The other part of the marriage that is hard ….. he is very disconnected. We have no real communication. He hates feelings and emotions, and hates when I display them, or talk about them, so we close up …. He gets angry, stresses out, everyone gets it, especially me, he gets cold and nasty…then apologizes like it is nothing. I tell him it hurts me when he talks to me like that, but he continues ….. We are getting along now, pretending there is nothing wrong, when there is so much wrong with this marriage. He has been married few times before me, and every marriage has had the same issues, cold and disconnection from him.

The other half is that I am not getting a lot of sexual fulfillment from him. We hardly have sex. He is on the road a lot due to his work, and I think and feel he has cheated on me while he is away.
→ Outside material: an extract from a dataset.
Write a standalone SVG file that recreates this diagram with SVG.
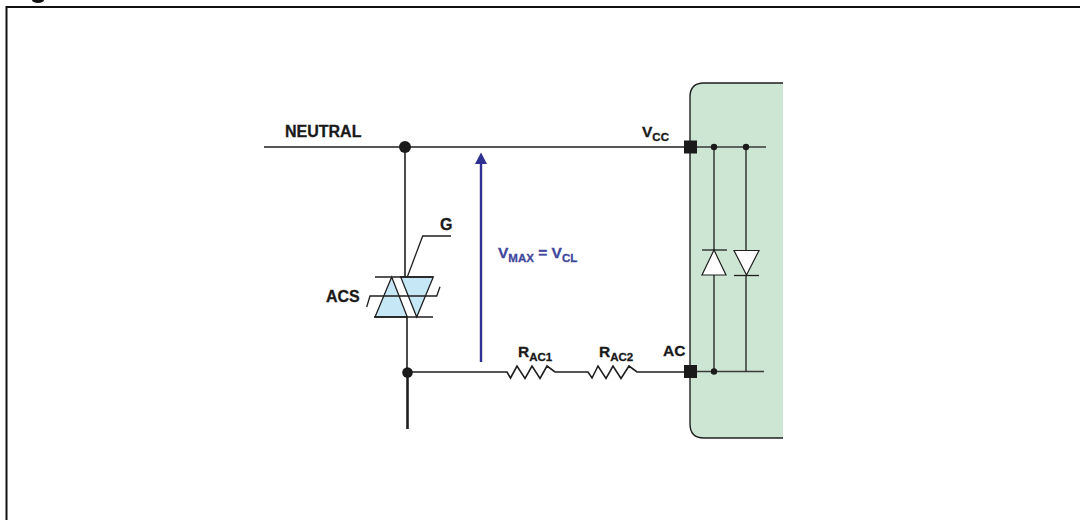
<svg xmlns="http://www.w3.org/2000/svg" width="1080" height="520" viewBox="0 0 1080 520">
<style>
text{font-family:"Liberation Sans",Arial,sans-serif;font-weight:700;font-size:15.500px;fill:#1a1a1a;stroke:#1a1a1a;stroke-width:.3}
text.big{font-size:16px}
.sub{font-size:11.500px}
text.blue{fill:#3f479c;stroke:#3f479c}
.w{fill:none;stroke:#1f1f1f;stroke-width:1.6}
.t{stroke-width:1.3}
.dot{fill:#1a1a1a}
.tri{fill:#c6e7f6;stroke:#1f1f1f;stroke-width:1.3;stroke-linejoin:miter}
.dio{fill:#fff;stroke:#1f1f1f;stroke-width:1.2}
</style>
<rect width="1080" height="520" fill="#fff"/>
<ellipse cx="38" cy="0" rx="6" ry="3" fill="#111"/>
<g id="frame"><path d="M1080 7H6.500V520" fill="none" stroke="#111" stroke-width="2"/></g>

<g id="ic-block">
<path d="M783 83H704Q690 83 690 97V424Q690 438 704 438H783Z" fill="#cde6d3"/>
<path d="M783 83H704Q690 83 690 97V424Q690 438 704 438H783" fill="none" stroke="#1f1f1f" stroke-width="1.400"/>
</g>

<g id="connectors">
<path class="w" d="M264 147H690"/>
<path class="w" d="M405 147V277"/>
<path class="w" d="M407 317V372"/>
<path d="M407.500 372V429" fill="none" stroke="#1f1f1f" stroke-width="2.600"/>
<path class="w" d="M407 372H507L510.500 378 517 366 525 378.500 532 366 540 378.500 547 366 555 372H588L592 378 598 366 606 378.500 613 366 621 378.500 629 366 637 372H690"/>
<path class="w t" style="stroke:#3a3a3a" d="M690 147H766M690 371.500H764"/>
<path class="w t" d="M714 147V250M714 275V371.500M746 147V250M746 275V371.500"/>
</g>

<g id="node-neutral"><circle class="dot" cx="405" cy="147" r="6"/><text class="big" x="285" y="137">NEUTRAL</text></g>
<g id="node-ac-junction"><circle class="dot" cx="407.500" cy="372.500" r="5.300"/></g>

<g id="node-acs">
<path class="tri" d="M391.700 277L375 317H407.300Z"/>
<path class="tri" d="M400.700 277H433.300L416.700 317Z"/>
<path class="w t" d="M375 277H433M374 317H433M366.700 307L370 296H436.700L440 286.700"/>
<path class="w t" d="M407.300 277L422.700 236H451"/>
<text class="big" x="440" y="230">G</text>
<text class="big" x="326" y="302">ACS</text>
</g>

<g id="node-vmax">
<path d="M481 362V162" fill="none" stroke="#2e3192" stroke-width="2.400"/>
<path d="M481 152.500L487 164H475Z" fill="#2e3192"/>
<text class="blue" x="498" y="258">V<tspan class="sub" dy="4">MAX</tspan><tspan dy="-4"> = V</tspan><tspan class="sub" dy="4">CL</tspan></text>
</g>

<g id="node-rac1"><text x="518" y="357">R<tspan class="sub" dy="4">AC1</tspan></text></g>
<g id="node-rac2"><text x="599" y="357">R<tspan class="sub" dy="4">AC2</tspan></text></g>

<g id="node-vcc"><rect class="dot" x="684" y="140.500" width="13" height="13"/><text x="642" y="137">V<tspan class="sub" dy="4">CC</tspan></text></g>
<g id="node-ac"><rect class="dot" x="684" y="365" width="13" height="13"/><text x="663" y="356">AC</text></g>

<g id="node-diode1">
<circle class="dot" cx="714" cy="147" r="3.200"/><circle class="dot" cx="714" cy="371.500" r="3.200"/>
<path class="dio" d="M714 250L702 275H726Z"/><path class="w t" d="M702 250H727"/>
</g>
<g id="node-diode2">
<circle class="dot" cx="746" cy="147" r="3.200"/>
<path class="dio" d="M734 250.500H759L746.500 275Z"/><path class="w t" d="M734 275.500H759"/>
</g>
</svg>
I would never know, but think he has….we have no real intimacy…he does not touch me like a man should, I want him to make me feel alive like he once did, but he does not, I am not getting enough from him…..in the process of me accusing him of cheating on me, I cheated on him with a woman ( I am a Bi female) he was hurt and crushed and punished me for it with his ways.

Well I am now doing the one thing that will destroy us forever….I am a Private escort while he is out of town, for one I want to make extra money so I do not have to take it from him all the time (as things are tight) want my own money and bit of freedom, and I am not getting enough sexual needs from him…we do the same things over and over, same positions over and over, we do not change it up….I want to play with him and be his personal little slut kind of thing, but we never get there. I love my husband, but I am not getting enough from him, and what I am doing is so wrong. It makes me sick, but I cannot stop, half of me does, the other half will not let me. I gear the nights I work when he is away, and when he is home, I shut things off….it is maddening, I have never been so driven to this feeling of where I need more sex, and cheating on my husband with other men to get that, eventually I have to leave, and stop doing this to him, it will destroy him in the end….I have never, never been the kind of girl to ever cheat on any partner, or be so sexually hungry where it is driving me to cheat on one before like this!!